Art . 14. O Conselho Administrativo de Defesa Econômica (Cade), criado pela Lei nº 4.137, de 10 de setembro de 1962, órgão judicante da estrutura do Ministério da Justiça, com as competências previstas no referido diploma e nesta lei, funcionará junto à Secretaria Nacional de Direito Econômico do Ministério da Justiça (SNDE), que lhe dará suporte de pessoal e administrativo. 

Parágrafo único. O Cade contará com quatro Conselheiros, Presidente e um Procurador, todos de notório conhecimento jurídico ou econômico, nomeados pelo Presidente da República, por indicação do Ministro da Justiça e após aprovação dos nomes pelo Senado Federal, para um mandato de dois anos, permitida a recondução.

Art . 15. Por infração a esta lei ou à Lei nº 4.137, de 10 de setembro de 1962, o Cade poderá recomendar a desapropriação de empresas, de suas ações ou quotas, as quais deverão ser, no mais breve tempo possível, objeto de alienação mediante licitação ou em bolsas de valores.

Art . 16. (Vetado).

Art . 17. (Vetado).

Art . 18. Os mandatos dos atuais Conselheiros do Cade extinguem-se com a nomeação dos novos titulares, na forma desta lei.

Art . 19. Ressalvados os de Conselheiros, o de Presidente e o de Procurador, passam a integrar a estrutura da SNDE os atuais cargos e funções do Cade.

Art . 20. A SNDE e o Cade poderão representar ao Ministério Público, com vistas à aplicação da Lei nº 1.521, de 26 de dezembro de 1951.

Art . 21. As decisões administrativas previstas nesta lei serão passíveis de recurso, voluntários ou de ofício, interposto ao Ministro da Justiça, no prazo de dez dias.

Art . 22. Na apuração e correção dos atos ou atividades previstos nesta lei, a autoridade levará em conta, primordialmente, os efeitos econômicos negativos produzidos no mercado, ainda que não se caracterize dolo ou culpa dos agentes causadores. 

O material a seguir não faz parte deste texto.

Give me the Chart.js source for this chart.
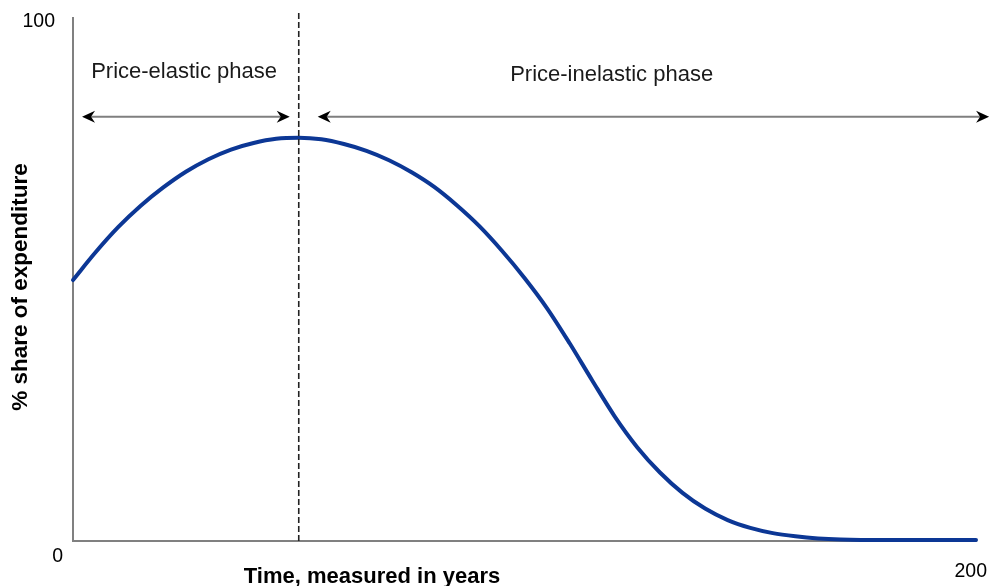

Art . 23. Esta lei entra em vigor na data de sua publicação, mantidas as normas definidoras de ilícitos e sanções constantes da Lei nº 4.137, de 10 de setembro de 1962, assim como em outros diplomas legais relativos a práticas de abuso de poder econômico.

Brasília, 8 de janeiro de 1991; 170º da Independência e 103º da República.